The celebration has wound down.
The warm and fuzzy feeling will last, but it is time to get back to work.
That’s the way the Joliet Central football team is approaching Week 5 of the regular season after the Steelmen outlasted Southwest Prairie Conference foe Plainfield Central, 38-35, Saturday in what was an incredible homecoming game, start to finish.
Incredible in that if you didn’t know it, you never would have believed the two teams had come in having lost a combined 89 games. The Steelmen had not won since the Joliet Township district reinstated separate programs in 2010, and the Wildcats have not tasted victory since Week 8 of the 2012 season.
The current players on the two rosters, of course, were involved in only a small portion of the streaks. But the burden of getting the monkey off the program’s back was theirs.
As Central coach Brett Boyter said after Saturday’s wild finish, it was a shame there had to be a loser on this day. If there ever was a time when two teams deserved victory, this was it.
“This is surreal, really,” Central senior defensive lineman/linebacker Bobby Ogden said a few minutes afterward. “This does not happen every day. We were getting a little tired there at the end, but we knew we had to keep going.”
All along, Boyter has said there is something different about this group of Steelmen. These kids get it. They are a true football team, with each player willing to do whatever it takes to get the job done.
“The biggest difference from the past to this team is how these kids can put stuff like that (the Steelmen’s 71-0 loss at Oswego East the previous week) behind them and move ahead,” Boyter said.
“I’m so happy for these kids and their parents. To see them competing and now to get the outcome they wanted on the scoreboard, I don’t how to describe it. This (winning) now is the expectation, not the exception.”
Program transformation
Ogden, who was involved in two tackles for loss Saturday, said the real transformation in the Central program began early in the summer.

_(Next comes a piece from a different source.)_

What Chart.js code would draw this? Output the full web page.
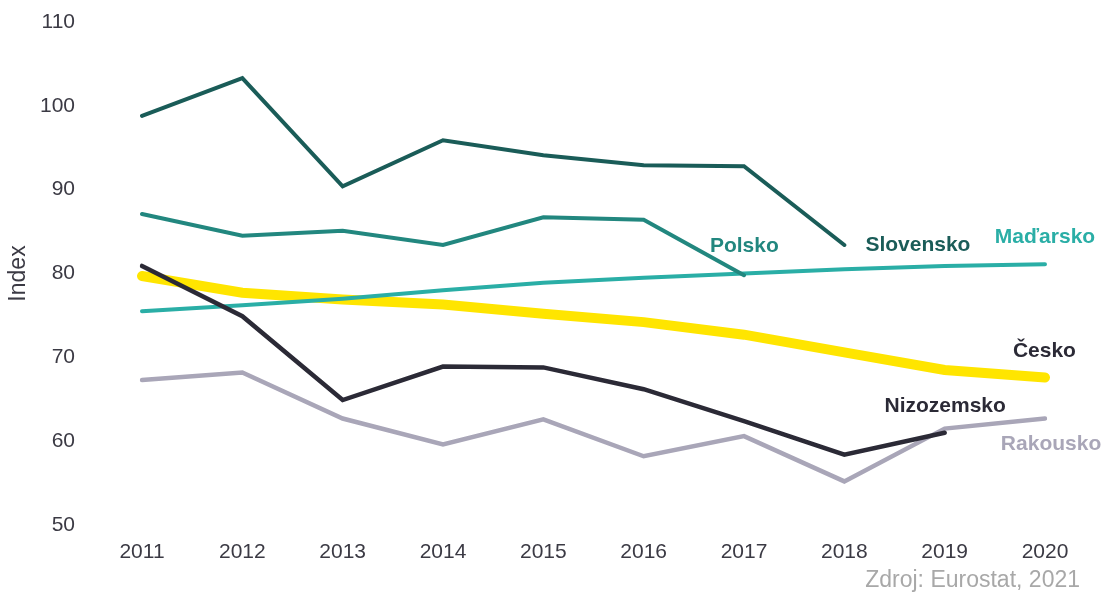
<!DOCTYPE html>
<html>
<head>
<meta charset="utf-8">
<title>Index</title>
<script src="https://cdn.jsdelivr.net/npm/chart.js@4.4.1/dist/chart.umd.min.js"></script>
<style>
    html, body { margin: 0; padding: 0; background: #fff; }
    .chart-wrap { width: 1106px; height: 593px; position: relative; }
</style>
</head>
<body>
<div class="chart-wrap"><canvas id="indexChart"></canvas></div>
<script>
// Data
const years = ['2011', '2012', '2013', '2014', '2015', '2016', '2017', '2018', '2019', '2020'];
const slovensko = [98.8, 103.3, 90.4, 95.9, 94.1, 92.9, 92.8, 83.4, null, null];
const polsko = [87.1, 84.5, 85.1, 83.4, 86.7, 86.4, 79.8, null, null, null];
const madarsko = [75.5, 76.2, 77.0, 78.0, 78.9, 79.5, 80.0, 80.5, 80.9, 81.1];
const cesko = [79.7, 77.7, 76.9, 76.3, 75.2, 74.2, 72.7, 70.6, 68.5, 67.6];
const nizozemsko = [80.9, 74.9, 64.9, 68.9, 68.8, 66.2, 62.4, 58.4, 61.0, null];
const rakousko = [67.3, 68.2, 62.7, 59.6, 62.6, 58.2, 60.6, 55.2, 61.5, 62.7];
const yTicks = [50, 60, 70, 80, 90, 100, 110];
const sourceText = 'Zdroj: Eurostat, 2021';

// Series name labels, anchored in data coordinates (category index, value)
const seriesLabels = [
    { text: 'Polsko', color: '#22877f', at: [5.66, 83.3] },
    { text: 'Slovensko', color: '#1a5c58', at: [7.21, 83.4] },
    { text: 'Maďarsko', color: '#2aaea6', at: [8.5, 84.3] },
    { text: 'Česko', color: '#2b2a36', at: [8.68, 70.7] },
    { text: 'Nizozemsko', color: '#2b2a36', at: [7.4, 64.2] },
    { text: 'Rakousko', color: '#a9a6b8', at: [8.56, 59.6] }
];

const FONT = '"Liberation Sans", Arial, sans-serif';
Chart.defaults.font.family = FONT;

function line(label, data, color, width, order) {
    return {
        label: label,
        data: data,
        borderColor: color,
        backgroundColor: color,
        borderWidth: width,
        borderCapStyle: 'round',
        borderJoinStyle: 'miter',
        pointRadius: 0,
        tension: 0,
        fill: false,
        spanGaps: false,
        order: order
    };
}

// Draws series names and source note
const labelPlugin = {
    id: 'seriesLabels',
    afterDatasetsDraw(chart) {
        const ctx = chart.ctx;
        const xs = chart.scales.x;
        const ys = chart.scales.y;
        ctx.save();
        ctx.font = 'bold 21px ' + FONT;
        ctx.textAlign = 'left';
        ctx.textBaseline = 'middle';
        seriesLabels.forEach(l => {
            ctx.fillStyle = l.color;
            ctx.fillText(l.text, xs.getPixelForValue(l.at[0]), ys.getPixelForValue(l.at[1]));
        });
        ctx.font = '23px ' + FONT;
        ctx.fillStyle = '#a8a8a8';
        ctx.textAlign = 'right';
        ctx.fillText(sourceText, chart.width - 26, chart.height - 12);
        ctx.restore();
    }
};

const ctx = document.getElementById('indexChart');
new Chart(ctx, {
    type: 'line',
    data: {
        labels: years,
        datasets: [
            line('Slovensko', slovensko, '#1a5c58', 4, 0),
            line('Polsko', polsko, '#22877f', 4, 1),
            line('Nizozemsko', nizozemsko, '#2b2a36', 4.5, 2),
            line('Maďarsko', madarsko, '#2aaea6', 4, 3),
            line('Rakousko', rakousko, '#a9a6b8', 4.5, 4),
            line('Česko', cesko, '#ffe500', 10, 5)
        ]
    },
    options: {
        responsive: true,
        maintainAspectRatio: false,
        animation: false,
        layout: {
            padding: { top: 22, right: 61, bottom: 0, left: 0 }
        },
        plugins: {
            legend: { display: false },
            tooltip: { enabled: false }
        },
        scales: {
            x: {
                offset: false,
                grid: { display: false, drawTicks: false },
                border: { display: false },
                ticks: {
                    padding: 15,
                    color: '#3b3a44',
                    font: { size: 21 },
                    maxRotation: 0
                },
                afterFit: function(scale) {
                    scale.height = 68;
                    scale.paddingLeft = 0;
                    scale.paddingRight = 0;
                }
            },
            y: {
                min: 50,
                max: 110,
                grid: { display: false, drawTicks: false },
                border: { display: false },
                afterBuildTicks: function(scale) {
                    scale.ticks = yTicks.map(v => ({ value: v }));
                },
                ticks: {
                    padding: 67,
                    color: '#3b3a44',
                    font: { size: 21 }
                },
                title: {
                    display: true,
                    text: 'Index',
                    color: '#3b3a44',
                    font: { size: 23 },
                    padding: { top: 5, bottom: 0 }
                },
                afterFit: function(scale) {
                    scale.width = 142;
                    scale.paddingTop = 0;
                    scale.paddingBottom = 0;
                }
            }
        }
    },
    plugins: [labelPlugin]
});
</script>
</body>
</html>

“We came in and the coaches taught us something new,” he said. “We thought it would be the same old stuff, but there was nothing old about it. There were new training methods, new plays, a different mindset and a different mission statement. The other team is not going to break down, and we can’t, either.”
There were times during the Plainfield Central game that no less a figure than the player of the game and last-minute hero, the Steelmen’s JoJo McNair, admitted to having some doubt about whether Joliet Central would hang in and get that elusive victory.

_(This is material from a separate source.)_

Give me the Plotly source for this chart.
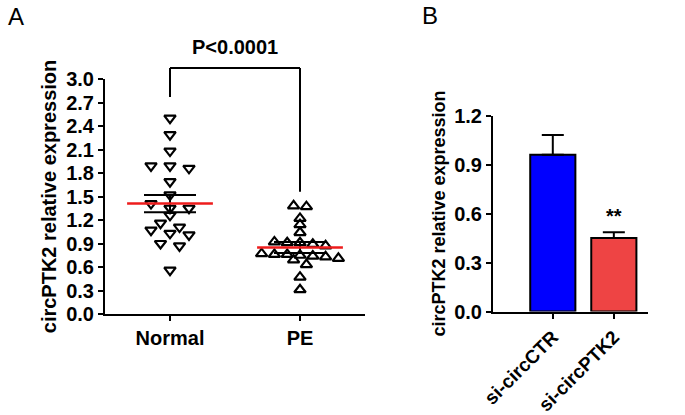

“When I told guys I had doubts, they said to fight through it,” McNair said. “Marcus Stone (who made a key interception in the first half) was telling me to keep playing.”

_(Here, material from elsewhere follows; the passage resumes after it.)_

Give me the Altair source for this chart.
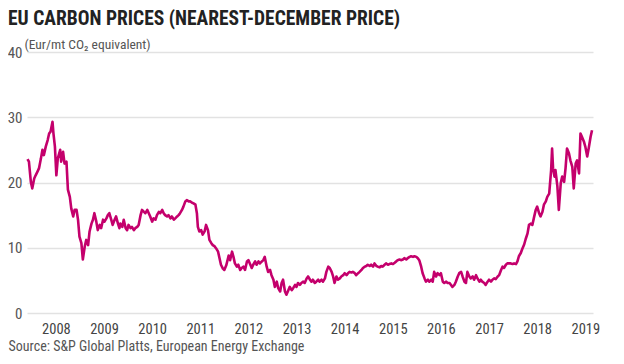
import altair as alt
import pandas as pd

years = [
    2007.91, 2007.94, 2007.98, 2008.01, 2008.05, 2008.08, 2008.12, 2008.15, 2008.19, 2008.22,
    2008.25, 2008.29, 2008.33, 2008.36, 2008.39, 2008.43, 2008.45, 2008.48, 2008.51, 2008.54,
    2008.59, 2008.61, 2008.65, 2008.68, 2008.72, 2008.75, 2008.79, 2008.82, 2008.86, 2008.89,
    2008.93, 2008.96, 2008.99, 2009.03, 2009.06, 2009.10, 2009.13, 2009.17, 2009.20, 2009.24,
    2009.27, 2009.30, 2009.34, 2009.37, 2009.41, 2009.44, 2009.48, 2009.51, 2009.55, 2009.58,
    2009.61, 2009.65, 2009.68, 2009.72, 2009.75, 2009.79, 2009.82,
    2009.84, 2009.88, 2009.91, 2009.95, 2009.98, 2010.01, 2010.05, 2010.08, 2010.12, 2010.15,
    2010.19, 2010.22, 2010.26, 2010.29, 2010.33, 2010.36, 2010.40, 2010.43, 2010.46, 2010.50,
    2010.53, 2010.57, 2010.60, 2010.64, 2010.67, 2010.71, 2010.74, 2010.77, 2010.81, 2010.84,
    2010.88, 2010.91, 2010.95, 2010.98, 2011.02, 2011.05, 2011.08, 2011.12, 2011.15, 2011.19,
    2011.22, 2011.26, 2011.29, 2011.33, 2011.36, 2011.40, 2011.43, 2011.45, 2011.48, 2011.52,
    2011.55, 2011.59, 2011.62, 2011.66, 2011.69, 2011.73, 2011.76, 2011.80, 2011.83, 2011.87,
    2011.90, 2011.93, 2011.97, 2012.00, 2012.04, 2012.07, 2012.09,
    2012.12, 2012.16, 2012.19, 2012.22, 2012.26, 2012.29, 2012.33, 2012.36, 2012.40, 2012.43,
    2012.47, 2012.50, 2012.53, 2012.57, 2012.60, 2012.64, 2012.67, 2012.71, 2012.74, 2012.78,
    2012.81, 2012.84, 2012.88, 2012.91, 2012.95, 2012.98, 2013.02, 2013.05, 2013.09, 2013.12,
    2013.16, 2013.19, 2013.22, 2013.26, 2013.29, 2013.33, 2013.36, 2013.40, 2013.43, 2013.47,
    2013.50, 2013.53, 2013.57, 2013.60, 2013.64, 2013.67, 2013.71, 2013.74, 2013.78, 2013.81,
    2013.84, 2013.88, 2013.91, 2013.95,
    2013.98, 2014.02, 2014.05, 2014.09, 2014.12, 2014.16, 2014.19, 2014.23, 2014.26, 2014.29,
    2014.33, 2014.36, 2014.40, 2014.43, 2014.47, 2014.50, 2014.54, 2014.57, 2014.60, 2014.64,
    2014.67, 2014.71, 2014.74, 2014.78, 2014.81, 2014.85, 2014.88, 2014.92, 2014.95, 2014.98,
    2015.02, 2015.05, 2015.09, 2015.12, 2015.16, 2015.19, 2015.23, 2015.26, 2015.29, 2015.33,
    2015.36, 2015.40, 2015.43, 2015.47, 2015.50, 2015.54, 2015.57, 2015.60, 2015.64, 2015.68,
    2015.71, 2015.74, 2015.78, 2015.81, 2015.85, 2015.88, 2015.92, 2015.95, 2015.99, 2016.02,
    2016.05, 2016.09, 2016.12, 2016.16, 2016.19, 2016.23, 2016.26,
    2016.30, 2016.33, 2016.36, 2016.40, 2016.43, 2016.47, 2016.50, 2016.54, 2016.57, 2016.61,
    2016.64, 2016.68, 2016.71, 2016.74, 2016.78, 2016.81, 2016.85, 2016.88, 2016.92, 2016.95,
    2016.99, 2017.02, 2017.05, 2017.09, 2017.12, 2017.16, 2017.19, 2017.23, 2017.26, 2017.30,
    2017.33, 2017.36, 2017.40, 2017.43, 2017.47, 2017.50, 2017.54, 2017.57, 2017.61, 2017.64,
    2017.68, 2017.71, 2017.75, 2017.78, 2017.81, 2017.85, 2017.88, 2017.92,
    2017.95, 2017.99, 2018.02, 2018.06, 2018.09, 2018.12, 2018.16, 2018.19, 2018.23, 2018.26,
    2018.30, 2018.33, 2018.37, 2018.40, 2018.43, 2018.47, 2018.50, 2018.54, 2018.57, 2018.61,
    2018.64, 2018.68, 2018.71, 2018.75, 2018.77, 2018.79, 2018.81, 2018.83, 2018.86, 2018.88,
    2018.92, 2018.95, 2018.99, 2019.02, 2019.06, 2019.09, 2019.12, 2019.16, 2019.19, 2019.23,
    2019.26, 2019.30, 2019.33, 2019.37, 2019.40, 2019.43, 2019.47, 2019.50, 2019.54, 2019.57,
    2019.61, 2019.64,
]

prices = [
    23.6, 23.2, 20.1, 19.1, 20.6, 21.1, 21.7, 22.2, 23.7, 25.0,
    24.2, 25.5, 26.5, 27.5, 27.8, 29.3, 27.5, 25.5, 21.1, 23.7,
    25.0, 23.2, 24.7, 22.9, 23.2, 18.9, 17.8, 16.0, 14.8, 15.8,
    15.8, 14.3, 11.7, 10.7, 8.2, 10.2, 11.2, 10.4, 12.5, 13.7,
    14.3, 15.3, 14.0, 12.7, 13.5, 13.0, 14.3, 14.0, 14.5, 15.0,
    15.3, 14.3, 13.5, 14.3, 14.8, 13.7, 13.0,
    13.7, 13.2, 14.3, 13.0, 12.7, 13.5, 13.0, 13.2, 12.7, 13.0,
    13.2, 13.5, 15.0, 15.8, 15.5, 15.3, 15.8, 15.3, 14.8, 14.0,
    14.5, 14.3, 15.0, 15.5, 15.3, 15.8, 15.3, 15.0, 14.8, 15.0,
    14.5, 14.8, 14.3, 14.5, 14.8, 15.0, 15.3, 15.8, 16.3, 17.1,
    17.3, 17.1, 17.1, 16.9, 16.8, 16.6, 15.3, 13.2, 12.5, 12.7,
    12.0, 12.5, 13.5, 12.7, 11.2, 10.7, 10.4, 10.2, 9.9, 9.4,
    8.4, 7.4, 6.8, 6.6, 7.3, 8.2, 8.8,
    8.1, 9.4, 8.6, 7.6, 7.1, 7.4, 6.6, 6.9, 7.1, 6.6,
    7.9, 8.1, 7.6, 6.9, 7.4, 7.9, 7.4, 7.9, 7.6, 7.9,
    8.1, 8.6, 7.1, 6.3, 6.6, 5.8, 5.1, 4.0, 4.8, 3.8,
    3.3, 4.6, 5.1, 3.3, 2.8, 3.5, 4.0, 3.5, 3.8, 4.3,
    4.0, 4.6, 4.3, 4.6, 4.8, 4.6, 5.3, 5.6, 5.1, 4.8,
    5.1, 4.6, 4.8, 5.1,
    4.8, 5.1, 4.8, 5.3, 6.3, 7.1, 6.9, 6.3, 5.6, 4.6,
    5.6, 5.1, 5.3, 5.6, 5.8, 6.1, 5.8, 6.1, 6.3, 6.2,
    6.3, 6.1, 5.8, 6.1, 6.3, 6.6, 6.9, 7.1, 7.2, 7.4,
    7.2, 7.4, 7.1, 7.6, 7.2, 7.1, 7.0, 7.2, 7.1, 7.4,
    7.6, 7.4, 7.5, 7.6, 7.5, 7.7, 7.9, 8.1, 8.2, 8.1,
    8.2, 8.4, 8.2, 8.4, 8.6, 8.7, 8.6, 8.7, 8.6, 8.4,
    8.1, 7.1, 6.1, 5.3, 4.8, 5.1, 4.8,
    5.1, 4.8, 6.3, 5.6, 6.1, 5.8, 6.1, 4.8, 4.6, 4.8,
    4.6, 4.6, 4.3, 4.0, 4.3, 4.8, 5.6, 6.1, 6.3, 5.6,
    4.8, 4.6, 6.3, 5.6, 5.3, 5.6, 5.1, 5.8, 5.3, 4.8,
    5.1, 4.8, 4.6, 4.3, 4.8, 5.1, 4.8, 5.1, 5.3, 5.2,
    5.6, 5.8, 6.6, 7.1, 6.9, 7.4, 7.6, 7.6,
    7.6, 7.5, 7.6, 7.5, 7.9, 8.7, 9.2, 9.8, 10.5, 11.3,
    12.2, 13.5, 13.7, 13.5, 14.5, 15.8, 16.3, 15.3, 14.8, 15.5,
    16.6, 17.1, 17.8, 18.3, 20.1, 21.9, 25.2, 22.2, 20.9, 21.9,
    19.4, 15.8, 19.9, 20.9, 20.1, 22.2, 25.2, 24.5, 23.4, 22.4,
    19.1, 22.9, 23.4, 21.4, 27.5, 27.0, 26.3, 25.5, 24.0, 25.2,
    27.0, 28.0,
]

year_ticks = [2008.5 + i for i in range(12)]
y_ticks = [0, 10, 20, 30, 40]

TITLE = "EU CARBON PRICES (NEAREST-DECEMBER PRICE)"
UNIT = "(Eur/mt CO\u2082 equivalent)"
SOURCE = "Source: S&P Global Platts, European Energy Exchange"

FONT = "Roboto Condensed"

df = pd.DataFrame({"year": years, "price": prices})

chart = alt.Chart(df).mark_line(
    color="#C4006C", strokeWidth=2.6, strokeJoin="round"
).encode(
    x=alt.X(
        "year:Q",
        scale=alt.Scale(domain=[2007.9, 2019.66], nice=False, zero=False),
        axis=alt.Axis(
            values=year_ticks,
            labelExpr="'' + floor(datum.value)",
            grid=False, ticks=False, domain=False,
            labelFontSize=14.5, labelColor="#444", labelFont=FONT,
            labelPadding=9, labelFlush=False,
            title=SOURCE, titleFont=FONT, titleFontSize=14,
            titleFontWeight="normal", titleColor="#555",
            titleAlign="left", titleAnchor="start", titleBaseline="alphabetic",
            titleX=-19, titleY=37,
        ),
    ),
    y=alt.Y(
        "price:Q",
        scale=alt.Scale(domain=[0, 40], nice=False),
        axis=alt.Axis(
            values=y_ticks,
            grid=True, gridColor="#e2e2e2", gridWidth=1.5,
            ticks=False, domain=False,
            labelFontSize=15, labelColor="#555", labelFont=FONT,
            labelPadding=5,
            title=UNIT, titleFont=FONT, titleFontSize=13.5,
            titleFontWeight="normal", titleColor="#555",
            titleAngle=0, titleAlign="left", titleBaseline="middle",
            titleX=-3, titleY=-8,
        ),
    ),
).properties(
    width=566,
    height=261,
    title=alt.TitleParams(
        TITLE, anchor="start", frame="group", dx=-19, font=FONT, fontSize=19.5,
        fontWeight="bold", color="#222", offset=8,
    ),
    autosize=alt.AutoSizeParams(type="none"),
    padding={"left": 19, "top": 44, "right": 23, "bottom": 41},
).configure_view(stroke=None)

chart.save("out.html", embed_options={"renderer": "svg", "actions": False})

“What these kids did is prove to themselves that they can win football games,” Boyter said. “Until you actually do it, you are going to have some doubt.”
Keep playing. Never take a single play off. Ogden admitted that occasionally happened with some Steelmen in the past, but not anymore.
“We put a first and second half together today and we never gave up,” he said. “We know none of us can ever take one play off. You might think it’s only one play, but it could cost you everything. This game showed that.
“What we have done is create our own men of steel. The men of steel did win. This was the start of our new season. What the coaches have been preaching works if we do our job every play. The way we see it now, we’re not going to lose any more games this season.”
Whether that proves to be a true statement on the scoreboard remains to be seen. But there is no doubt the Steelmen are prepared to play like winners every time out.
Offensive execution huge
A big part of the reason Joliet Central has the monkey off its back is offensive execution. The Steelmen were not in the habit of scoring a legitimate 38 offensive points – not even close.
But on this day, quarterback Zach Wisneski completed 20 of 30 passes for 280 yards and four touchdowns. McNair caught eight for 142 yards and three scores and rushed for 91 and another score. Frank Fiegel caught six passes for 77 yards and a touchdown.
I mentioned to Boyter that one guy who had a great day was his offensive coordinator, Tony Juarez, a former Joliet Township head coach in football and baseball.
“Tony could be a head coach again, anywhere,” Boyter said. “My three coordinators – Tony with the offense, Kyle (Knezetic) with the defense and Brian (Levicke) with special teams – really, all I do is turn everything over to them. They do the work.”
The crowd Saturday was in excess of 2,000 to see two teams as hungry for a victory as any ever will be. It is difficult to imagine that anyone who was there – incidentally, Plainfield Central fans filled the visitors’ stands – will not want to return to watch their favorite team over the final five weeks of the season.
Imagine what winning this football game is doing for the morale at Joliet Central, and how proud the alumni of the program are. Imagine what the impact at Plainfield Central will be when first-year coach Jon Pereiro’s Wildcats put that first notch in the left-hand column.
That is coming soon. You can feel it. The two teams we saw Saturday put together a football game we will not soon forget, and both are ready to do more winning.